• REQUIRED TASK: Search the listing for the string "with" and copy every line that contains it.

• Code that draws figures:
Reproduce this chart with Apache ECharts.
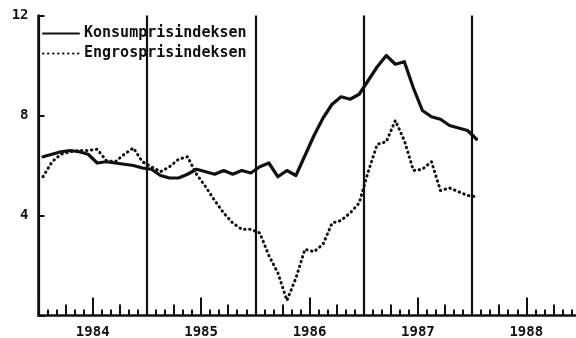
<!DOCTYPE html>
<html>
<head>
<meta charset="utf-8">
<script src="https://cdn.jsdelivr.net/npm/echarts@6/dist/echarts.min.js"></script>
<style>
  html, body { margin: 0; padding: 0; background: #fff; }
  #chart { width: 576px; height: 338px; }
</style>
</head>
<body>
<div id="chart"></div>
<script>
// Monthly year-over-year change (%), January 1984 to January 1988
const years = ['1984', '1985', '1986', '1987', '1988'];
const yTicks = [4, 8, 12];
const kpi = [
  6.35, 6.45, 6.55, 6.6, 6.55, 6.45, 6.1, 6.15, 6.1, 6.05, 6.0, 5.9,
  5.85, 5.6, 5.5, 5.5, 5.65, 5.85, 5.75, 5.65, 5.8, 5.65, 5.8, 5.7,
  5.95, 6.1, 5.55, 5.8, 5.6, 6.4, 7.2, 7.9, 8.45, 8.75, 8.65, 8.85,
  9.4, 9.95, 10.4, 10.05, 10.15, 9.1, 8.2, 7.95, 7.85, 7.6, 7.5, 7.4,
  7.05
];
const engros = [
  5.55, 6.15, 6.45, 6.55, 6.6, 6.6, 6.65, 6.2, 6.15, 6.45, 6.7, 6.15,
  5.95, 5.75, 5.95, 6.25, 6.35, 5.65, 5.15, 4.6, 4.1, 3.7, 3.45, 3.45,
  3.3, 2.4, 1.7, 0.6, 1.5, 2.65, 2.55, 2.85, 3.7, 3.8, 4.1, 4.5,
  5.75, 6.85, 6.95, 7.8, 7.0, 5.8, 5.85, 6.15, 5.0, 5.1, 4.95, 4.8,
  4.75
];

const FONT = 'DejaVu Sans Mono';
const INK = '#111';

// each monthly value sits at the middle of its month on a 0..60 month scale
const toPoints = arr => arr.map((v, i) => [i + 0.5, v]);

// tick-only axes sharing the month scale (quarter and half-year marks)
function tickAxis(interval, length, extra) {
  return Object.assign({
    type: 'value', min: 0, max: 60, interval: interval,
    position: 'bottom', offset: 0,
    axisLine: { show: false },
    axisTick: { show: true, inside: true, length: length, lineStyle: { color: INK, width: 2 } },
    axisLabel: { show: false },
    splitLine: { show: false }
  }, extra || {});
}

const chart = echarts.init(document.getElementById('chart'), null, { renderer: 'canvas' });
chart.setOption({
  backgroundColor: '#fff',
  animation: false,
  // the 1988 panel runs slightly past the right edge of the page
  grid: {
    left: 38.5, width: 542, top: 15.5, bottom: 22.5,
    containLabel: false, outerBoundsMode: 'none'
  },
  legend: {
    orient: 'vertical',
    left: 37, top: 21,
    itemWidth: 36, itemHeight: 12, itemGap: 5,
    itemStyle: { opacity: 0 },
    textStyle: { fontFamily: FONT, fontWeight: 'bold', fontSize: 15, color: INK },
    data: ['Konsumprisindeksen', 'Engrosprisindeksen']
  },
  xAxis: [
    {
      type: 'value', min: 0, max: 60, interval: 1,
      position: 'bottom', offset: 0,
      axisLine: { show: true, lineStyle: { color: INK, width: 2.5 } },
      axisTick: { show: true, inside: true, length: 6, lineStyle: { color: INK, width: 2 } },
      axisLabel: {
        show: true, margin: 10,
        fontFamily: FONT, fontWeight: 'bold', fontSize: 14, color: INK,
        formatter: v => (v % 12 === 6 ? years[(v - 6) / 12] : '')
      },
      splitLine: { show: false }
    },
    tickAxis(3, 11),
    tickAxis(6, 18),
    tickAxis(12, 0, {
      axisTick: { show: false },
      splitLine: { show: true, lineStyle: { color: INK, width: 2.2 } }
    })
  ],
  yAxis: {
    type: 'value', min: 0, max: 12, interval: 4,
    axisLine: { show: true, lineStyle: { color: INK, width: 2.5 } },
    axisTick: { show: true, inside: true, length: 6, lineStyle: { color: INK, width: 2 } },
    axisLabel: {
      margin: 10,
      fontFamily: FONT, fontWeight: 'bold', fontSize: 14, color: INK,
      formatter: v => (yTicks.indexOf(v) >= 0 ? String(v) : '')
    },
    splitLine: { show: false }
  },
  series: [
    {
      name: 'Konsumprisindeksen', type: 'line',
      xAxisIndex: 0, yAxisIndex: 0,
      data: toPoints(kpi),
      symbol: 'none', smooth: false,
      lineStyle: { color: INK, width: 3.2, join: 'round', cap: 'round' },
      itemStyle: { color: INK },
      z: 3
    },
    {
      name: 'Engrosprisindeksen', type: 'line',
      xAxisIndex: 0, yAxisIndex: 0,
      data: toPoints(engros),
      symbol: 'none', smooth: false,
      lineStyle: { color: INK, width: 3, type: [0.5, 4.5], cap: 'round', join: 'round' },
      itemStyle: { color: INK },
      z: 2
    }
  ]
});
</script>
</body>
</html>
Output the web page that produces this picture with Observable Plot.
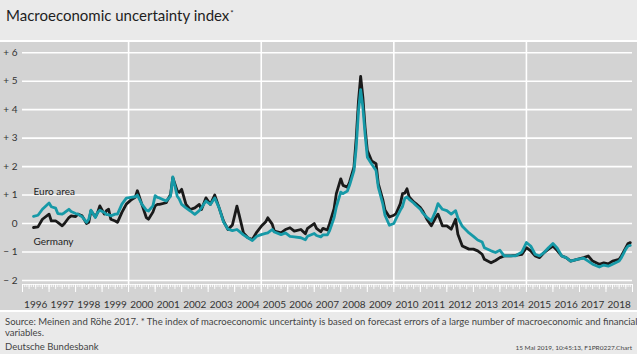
<!DOCTYPE html>
<html><head><meta charset="utf-8">
<script src="https://cdn.jsdelivr.net/npm/d3@7"></script>
<script src="https://cdn.jsdelivr.net/npm/@observablehq/plot@0.6"></script>
<style>
body{margin:0;width:637px;height:354px;overflow:hidden;background:#fff;font-family:Lato,"Open Sans",sans-serif;color:#333;}
#title{height:40px;background:#eaeaea;position:relative;}
#title span{position:absolute;left:6px;top:6px;font-size:15px;line-height:18px;color:#1e1e1e;white-space:nowrap;}
#title sup{font-size:8px;vertical-align:top;position:relative;top:-2px;margin-left:1px;}
.sep{height:2px;background:#fff;}
#chart{height:268px;}
#chart svg{display:block;}
#footer{height:42px;background:#eaeaea;position:relative;font-size:9.5px;color:#444;}
#footer .l{position:absolute;left:5px;white-space:nowrap;line-height:12px;}
#footer .r{position:absolute;right:5px;top:32px;font-size:6.5px;white-space:nowrap;line-height:8px;}
</style></head><body>
<div id="title"><span>Macroeconomic uncertainty index<sup>*</sup></span></div>
<div class="sep"></div>
<div id="chart"></div>
<div class="sep"></div>
<div id="footer">
<div class="l" style="top:4px">Source: Meinen and Röhe 2017. * The index of macroeconomic uncertainty is based on forecast errors of a large number of macroeconomic and financial</div>
<div class="l" style="top:15px">variables.</div>
<div class="l" style="top:29px">Deutsche Bundesbank</div>
<div class="r">15 Mai 2019, 10:45:13, F1PR0227.Chart</div>
</div>
<script>
const months = ["1996-06","1996-08","1996-10","1997-01","1997-02","1997-04","1997-05","1997-07","1997-08","1997-10","1997-11",
"1998-01","1998-02","1998-04","1998-06","1998-07","1998-08","1998-10","1998-11","1998-12",
"1999-02","1999-03","1999-04","1999-05","1999-07","1999-08","1999-10","1999-12",
"2000-02","2000-04","2000-05","2000-07","2000-09","2000-10","2000-12",
"2001-01","2001-02","2001-03","2001-06","2001-08","2001-09","2001-11","2001-12",
"2002-01","2002-03","2002-05","2002-07","2002-09","2002-10","2002-12",
"2003-02","2003-04","2003-06","2003-08","2003-10","2003-12",
"2004-02","2004-03","2004-05","2004-07","2004-09","2004-11",
"2005-01","2005-03","2005-04","2005-06","2005-07","2005-10","2005-12",
"2006-02","2006-04","2006-07","2006-09","2006-10",
"2007-01","2007-02","2007-04","2007-05","2007-07","2007-08","2007-10","2007-11",
"2008-01","2008-02","2008-04","2008-05","2008-07","2008-08","2008-09","2008-10","2008-11","2008-12",
"2009-01","2009-03","2009-05","2009-06","2009-08","2009-09","2009-11",
"2010-01","2010-02","2010-04","2010-05","2010-06","2010-07","2010-08","2010-10","2010-11",
"2011-01","2011-02","2011-04","2011-06","2011-08","2011-09","2011-11",
"2012-01","2012-03","2012-05","2012-06","2012-08","2012-11",
"2013-01","2013-03","2013-05","2013-06","2013-09","2013-11",
"2014-01","2014-03","2014-06","2014-08","2014-11",
"2015-01","2015-03","2015-05","2015-07","2015-09","2015-11",
"2016-01","2016-03","2016-05","2016-07","2016-09","2016-12",
"2017-03","2017-05","2017-07","2017-10","2017-12",
"2018-02","2018-04","2018-07","2018-08","2018-10","2018-11","2018-12"];

const germany = [-0.14,-0.12,0.15,0.33,0.09,0.09,0.04,-0.08,0.00,0.21,0.27,
0.24,0.33,0.27,0.00,0.04,0.45,0.23,0.39,0.62,
0.33,0.45,0.50,0.15,0.09,0.04,0.39,0.68,
0.82,0.92,1.15,0.68,0.21,0.15,0.40,
0.62,0.67,0.67,0.73,1.02,1.61,1.14,1.10,
1.20,0.67,0.49,0.55,0.67,0.49,0.90,
0.67,1.00,0.55,0.08,-0.21,-0.05,
0.61,0.32,-0.33,-0.50,-0.56,-0.30,
-0.10,0.05,0.20,-0.02,-0.27,-0.33,-0.21,
-0.15,-0.27,-0.21,-0.36,-0.17,
0.00,-0.17,-0.29,-0.17,-0.23,0.00,0.52,1.05,
1.57,1.34,1.28,1.45,1.98,3.00,4.30,5.17,4.42,3.37,
2.56,2.20,2.10,1.40,0.85,0.47,0.23,
0.29,0.35,0.70,1.05,1.07,1.22,0.93,0.76,0.70,
0.56,0.45,0.15,-0.08,0.21,0.33,-0.08,
-0.08,-0.20,0.15,-0.38,-0.79,-0.90,
-0.90,-0.96,-1.08,-1.26,-1.38,-1.30,
-1.20,-1.14,-1.14,-1.12,-1.08,
-0.85,-0.96,-1.14,-1.20,-1.02,-0.90,
-0.79,-0.95,-1.14,-1.20,-1.32,-1.26,
-1.20,-1.14,-1.32,-1.43,-1.38,
-1.42,-1.32,-1.26,-1.14,-0.85,-0.70,-0.67];

const euroArea = [0.25,0.29,0.50,0.72,0.59,0.54,0.35,0.33,0.38,0.50,0.42,
0.35,0.33,0.24,0.04,0.15,0.47,0.21,0.39,0.47,
0.39,0.31,0.31,0.27,0.33,0.33,0.68,0.89,
0.92,0.94,1.00,0.68,0.47,0.44,0.62,
0.98,0.92,0.90,0.79,0.96,1.64,0.96,0.85,
0.67,0.55,0.44,0.32,0.45,0.55,0.79,
0.67,0.90,0.55,0.05,-0.20,-0.25,
-0.21,-0.27,-0.40,-0.50,-0.60,-0.45,
-0.39,-0.35,-0.33,-0.21,-0.30,-0.39,-0.33,
-0.45,-0.47,-0.50,-0.57,-0.45,
-0.35,-0.42,-0.47,-0.40,-0.40,-0.25,0.20,0.58,
1.10,1.05,1.14,1.34,1.86,2.67,3.95,4.70,4.07,3.14,
2.33,2.09,1.86,1.28,0.70,0.29,-0.06,
0.00,0.17,0.47,0.60,0.88,0.93,0.85,0.72,0.64,
0.50,0.38,0.22,0.09,0.45,0.70,0.50,
0.45,0.33,0.45,0.20,-0.10,-0.33,
-0.45,-0.58,-0.65,-0.85,-0.96,-1.02,
-0.94,-1.14,-1.14,-1.14,-1.00,
-0.67,-0.79,-1.08,-1.14,-1.02,-0.85,
-0.70,-0.87,-1.14,-1.20,-1.32,-1.26,
-1.22,-1.32,-1.43,-1.53,-1.46,
-1.50,-1.43,-1.32,-1.20,-0.90,-0.79,-0.77];

const yTicks = [-2,-1,0,1,2,3,4,5,6];
const years = d3.range(1996, 2019);
const separatorYears = [2000, 2005, 2010, 2015];
const seriesNames = ["Euro area", "Germany"];

const data = months.map((m, i) => ({date: new Date(m + "-01T00:00:00Z"), germany: germany[i], euro: euroArea[i]}));
const start = new Date(Date.UTC(1996, 0, 1)), end = new Date(Date.UTC(2019, 0, 1));
const monthTicks = d3.utcMonth.range(start, d3.utcDay.offset(end, 1));
const quarterTicks = monthTicks.filter(d => d.getUTCMonth() % 3 === 0);
const yearTicks = monthTicks.filter(d => d.getUTCMonth() === 0);
const midYears = years.map(y => new Date(Date.UTC(y, 6, 1)));
const sepDates = separatorYears.map(y => new Date(Date.UTC(y, 0, 1)));
const yFmt = d => d > 0 ? "+ " + d : d < 0 ? "\u2212 " + (-d) : "0";
const blank = () => "";

const chart = Plot.plot({
  width: 637, height: 268,
  marginLeft: 22, marginRight: 5, marginTop: 0, marginBottom: 26,
  style: {background: "#d3d3d3", fontFamily: "Lato, 'Open Sans', sans-serif", fontSize: "10px", color: "#333", overflow: "visible"},
  x: {type: "utc", domain: [start, end], label: null},
  y: {domain: [-2.143, 6.36], label: null},
  marks: [
    Plot.gridY(yTicks, {stroke: "#fff", strokeOpacity: 1, strokeWidth: 1.6}),
    Plot.ruleX(sepDates, {stroke: "#fff", strokeWidth: 1.6}),
    Plot.frame({anchor: "bottom", stroke: "#fff", strokeOpacity: 0.85}),
    Plot.axisX({ticks: monthTicks, tickSize: 3, tickFormat: blank, stroke: "#fff", strokeOpacity: 0.85}),
    Plot.axisX({ticks: quarterTicks, tickSize: 5, tickFormat: blank, stroke: "#fff", strokeOpacity: 0.85}),
    Plot.axisX({ticks: yearTicks, tickSize: 8, tickFormat: blank, stroke: "#fff"}),
    Plot.axisX({ticks: midYears, tickSize: 0, tickPadding: 16, tickFormat: d3.utcFormat("%Y"), fill: "#333"}),
    Plot.axisY({ticks: yTicks, tickSize: 0, tickPadding: 5, tickFormat: yFmt, fill: "#333"}),
    Plot.line(data, {x: "date", y: "germany", stroke: "#1a1a1a", strokeWidth: 2.8}),
    Plot.line(data, {x: "date", y: "euro", stroke: "#1699a7", strokeWidth: 2.8}),
    Plot.text([data[0]], {x: "date", y: "euro", text: () => seriesNames[0], dy: -25, textAnchor: "start", fill: "#222", fontSize: 10}),
    Plot.text([data[0]], {x: "date", y: "germany", text: () => seriesNames[1], dy: 14, textAnchor: "start", fill: "#222", fontSize: 10})
  ]
});
document.getElementById("chart").appendChild(chart);
</script>
</body></html>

• FINISHED EXERCISE:
Reproduce this chart with Apache ECharts.
Output the web page that produces this picture with Observable Plot.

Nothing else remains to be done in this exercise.